Writer/director James Ponsoldt’s The Circle was the single most-confused thing I saw all weekend, but only because, while watching the film, I didn’t have access to a mirror. What on Earth is this hopelessly wishy-washy movie trying to tell us? Based on a Dave Eggers novel, Ponsoldt’s adaptation finds Emma Watson working a vaguely defined customer-service job for the titular high-tech company and eventually becoming a human test balloon for SeeChange – a marble-sized camera and social-media outlet that records everyone’s whereabouts 24/7. (Well, almost 24/7, considering we’re told that Watson does get three un-viewable minutes for bathroom breaks. One rather hopes she keeps Ex-Lax handy, just in case.) Given Tom Hanks’ untrustworthy affability as the Circle’s founder, the satanically lit Patton Oswalt as its COO, and John Boyega lurking around like a 21st Century Deep Throat, you’d be right to presume that The Circle would emerge as a perils-of-technology thriller, with slow-on-the-uptake Watson learning that a Truman Show existence isn’t all it’s cracked up to be.
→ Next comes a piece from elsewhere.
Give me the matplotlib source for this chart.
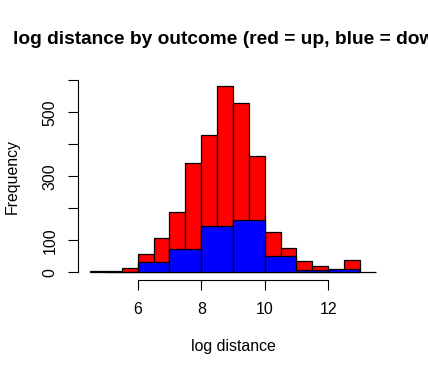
import matplotlib
matplotlib.use('Agg')
import matplotlib.pyplot as plt
import matplotlib.transforms as mtransforms
import numpy as np

plt.rcParams['font.family'] = ['Liberation Sans', 'DejaVu Sans']

# Data
red_breaks = [4.5, 5.0, 5.5, 6.0, 6.5, 7.0, 7.5, 8.0, 8.5, 9.0, 9.5, 10.0,
              10.5, 11.0, 11.5, 12.0, 12.5, 13.0, 13.5]
red_counts = [3, 4, 12, 58, 108, 187, 342, 428, 582, 530, 362, 126, 76, 34, 20, 6, 38, 0]
blue_breaks = [5, 6, 7, 8, 9, 10, 11, 12, 13]
blue_counts = [1, 31, 74, 146, 162, 50, 8, 10]
x_ticks = [6, 8, 10, 12]
y_ticks = [0, 100, 200, 300, 400, 500, 600]
y_ticklabels = ['0', '100', '', '300', '', '500', '']

W, H = 428, 378
fig = plt.figure(figsize=(W / 100, H / 100), dpi=100)
L, R, B, T = 78.3, 387.0, 280.0, 78.4
ax = fig.add_axes([L / W, 1 - B / H, (R - L) / W, (B - T) / H])
ax.set_xlim(4.129, 13.852)
ax.set_ylim(-24, 606)

rb = np.array(red_breaks)
ax.bar(rb[:-1], red_counts, width=np.diff(rb), align='edge',
       color='#FF0000', edgecolor='black', linewidth=0.9)
bb = np.array(blue_breaks)
ax.bar(bb[:-1], blue_counts, width=np.diff(bb), align='edge',
       color='#0000FF', edgecolor='black', linewidth=0.9)

for s in ['top', 'right']:
    ax.spines[s].set_visible(False)
ax.spines['left'].set_bounds(0, 600)
ax.spines['bottom'].set_bounds(6, 12)
ax.spines['left'].set_linewidth(0.8)
ax.spines['bottom'].set_linewidth(0.8)
ax.set_xticks(x_ticks)
ax.set_yticks(y_ticks)
ax.set_xticklabels([])
ax.set_yticklabels([])
ax.tick_params(length=7.2, width=0.8, direction='out')

fs = 11.4
tx = mtransforms.blended_transform_factory(ax.transData, fig.transFigure)
for v in x_ticks:
    ax.text(v, 1 - 310 / H, str(v), transform=tx, ha='center', va='center', fontsize=fs)
ty = mtransforms.blended_transform_factory(fig.transFigure, ax.transData)
for v, lab in zip(y_ticks, y_ticklabels):
    if lab:
        ax.text(50 / W, v, lab, transform=ty, ha='center', va='center',
                rotation=90, fontsize=fs)

fig.text(233 / W, 1 - 347 / H, 'log distance', ha='center', va='center', fontsize=fs)
fig.text(12 / W, 1 - 176 / H, 'Frequency', ha='center', va='center',
         rotation=90, fontsize=fs)
fig.text(233 / W, 1 - 40 / H, 'log distance by outcome (red = up, blue = down)',
         ha='center', va='center', fontsize=13.8, fontweight='bold')

fig.savefig('out.png', dpi=100)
Well, that’s kind of what happens. More accurately, through, it’s not. Ponsoldt appears so deeply conflicted about whether to chide The Circle’s tech-happy demographic for its tech-happy ways that what results is nothing so much as a 110-minute exercise in waffling. The movie is all for transparency – but only for bad guys. It’s all for a constant social-media presence – unless you want some privacy. It’s all for privacy – when it remembers to be. (At one point, Watson gets an ovation for her speech about how “access to all human experience is a basic human right,” a wildly arguable sentiment that neither the script nor direction treats with even a hint of a raised eyebrow.) Perhaps because Ponsoldt is so unsure of what messages he’s trying to convey, Hanks and Oswalt seem to have no idea how nefarious they’re supposed to be, and Watson – speaking in an inconsistent American accent – appears on even less-solid ground, with none of her acting choices falling outside the realm of “blandly empathetic ingénue.” (In his few scenes, the Boyhood boy Ellar Coltrane unfortunately suggests that he should’ve maybe been content with one-hit-wonder status.) Hard as it is to watch his character’s MS-related suffering, the late Bill Paxton, in his final film performance, is quite touching as Watson’s dad, with Glenne Headly (as her mom) and Karen Gillan (as her bestie) more moving than they should be given such underwritten roles. But Ponsoldt’s The End of the Tour follow-up remains a spectacularly timid and unfocused mess, and even an occasional embarrassment, especially when the film stops dead in its tracks so we can marvel in The Circle’s outdoor get-together with musical guest Beck. This would be the perfect place for a “Loser” joke if anyone involved with The Circle, including those of us watching it, actually wound up winning.

Anne Hathaway in Colossal

COLOSSAL

Unlike The Circle, writer/director Nacho Vigalondo’s comedy/drama/something-else Colossal (currently playing at Iowa City’s FilmScene) clearly knows exactly what it wants to tell us, and your enjoyment of the movie will likely depend on your willingness to be told in the absolute loudest and least subtle of outside voices. A feature-length metaphor for the nightmare of addiction, Vigalondo’s odd, clever indie casts Anne Hathaway as an aging party girl whose alcohol-fueled self-destruction manifests itself as literal destruction in the form of a skyscraper-sized kaiju creature, one that runs amok in downtown Seoul every time the blotto Hathaway trudges through her childhood playground at 8:05 a.m. The best thing about the movie is that I’m not kidding. And neither is Colossal, which has the temerity to treat its thrillingly loco premise with the truthfulness and sincerity of a Charlie Kaufman tragicomedy, albeit one whose symbolism is routinely spelled out in big – really big – block letters. (ADDICTION IS DAMAGING! AND SCARY!! AND HURTS PEOPLE!!!)

Beyond the obvious, aggressive moralizing, the film has other flaws. Dan Stevens and Austin Stowell are stuck in confusing, incomplete roles, and one seemingly sympathetic figure is too-conveniently revealed to be a raging psychopath when a simple monster would’ve sufficed. But it feels churlish to complain too much when a movie, on a scene-by-scene basis, is this engaging – you’re dying to know how Vigalondo is going to make his many disparate puzzle pieces fit – and this well-acted by its leads. Hathaway, who has great eyes for the required popping here, is generally at her best when cast as a wreck, and Colossal proves she’s just as nimble, fearless, and bleakly funny when doing the wrecking. (At times, the film resembles Rachel Getting Married as directed by Roland Emmerich.) And Jason Sudeikis, in a biting break from the norm, employs his innate likability to devastatingly disquieting effect; he’s like a school of piranha disguised as a life jacket. Props, too, to Colossal’s expert sound effects, particularly when the kaiju bitch-slaps an equally gargantuan robot. The on-screen cheers may have sounded faraway, but in our auditorium the laughs to that muted response were deservedly louder than hell.